Так ли крепки греки в философии? Сократ спас Алкивиада, вынеся его раненым с поля сражения, наставлял его и учил. Но оказалось, что недостаточно быть первым красавцем в Афинах, храбрым воином и иметь высокий рост, чтобы стать истинным философом и мудрым политиком. Беспринципный (каковы едва ли не все политики Древней Греции), Алкивиад желал очаровать всех. В итоге из него не вышел ни настоящий философ, ни великий политик: для философа он был слишком горяч и нетерпелив, для политика – одержим жаждой единоличной власти. Он не умел владеть собой и не терпел рядом с собой равных. Хотя был неплохим оратором и отличался известной ловкостью при дипломатических переговорах. Наибольшей же популярностью пользовался он в кругу гетер. Его символом стал щит, на котором был изображен Эрот с молнией. Видимо, это должно было означать, что в постели к красивым женщинам он заскакивал столь же быстро, как молния. Однако вот к Сократу захаживал редко, хотя тот относился к юноше тепло (мы любим тех, кого спасаем). И бедный Сократ гонялся за ленивцем, как «за беглым рабом».

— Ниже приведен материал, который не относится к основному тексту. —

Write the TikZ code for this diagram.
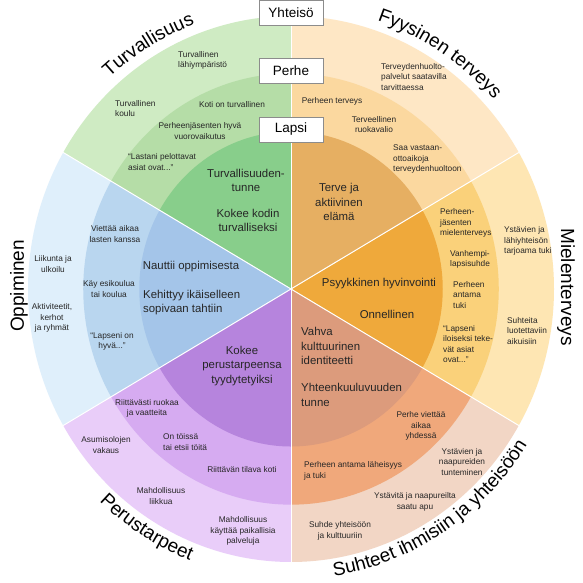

Архангел Михаил, поражающий дракона
Так ли уж афиняне превозносили свободу? Для себя – да, для других – нет. Один из городов Греции не пожелал отказаться от 700-летней свободы, но решил защищаться до конца от нападения Афин. И тогда с ним поступили как худшие тираны. Когда после долгой осады Метилена сдалась, всех взрослых метиленцев было решено умертвить, детей и женщин обратить в рабство (по совету Клеона, «самого неистового» из граждан Афин). Афинянам уже мало было наказать пленников, они жаждали крови собратьев. За что же они хотели казнить невинных людей? За желание остаться свободными, за то, что те хотели отстоять свою свободу! Никто из афинян и не сомневался в характере своего господства, власти над остальными. Тот же Клеон напомнил афинянам, кем они стали в действительности – тиранами. Он сказал: не заблуждайтесь и не забывайте, что «ваше владычество над союзниками – это тирания, осуществляемая против воли ваших подданных». После долгих и бурных дебатов часть граждан Афин все же поняла, что неправа, и послала второй корабль вдогонку за первым, чтоб отменить свое преступное решение. Но когда тот прибыл, военачальник Пахет успел зачитать решение народного собрания и уже собирался выполнять приказ. Метилена находилась «на волосок от гибели». Остальных метиленцев, отосланных в Афины Пахетом, как наиболее виновных в восстании, афиняне по предложению Клеона не пощадили и казнили (чуть более тысячи). Стены города приказали срыть, заставили метиленцев выдать флот, остров поделили на 3 тысячи участков, распределенных среди жителей Афин по жребию.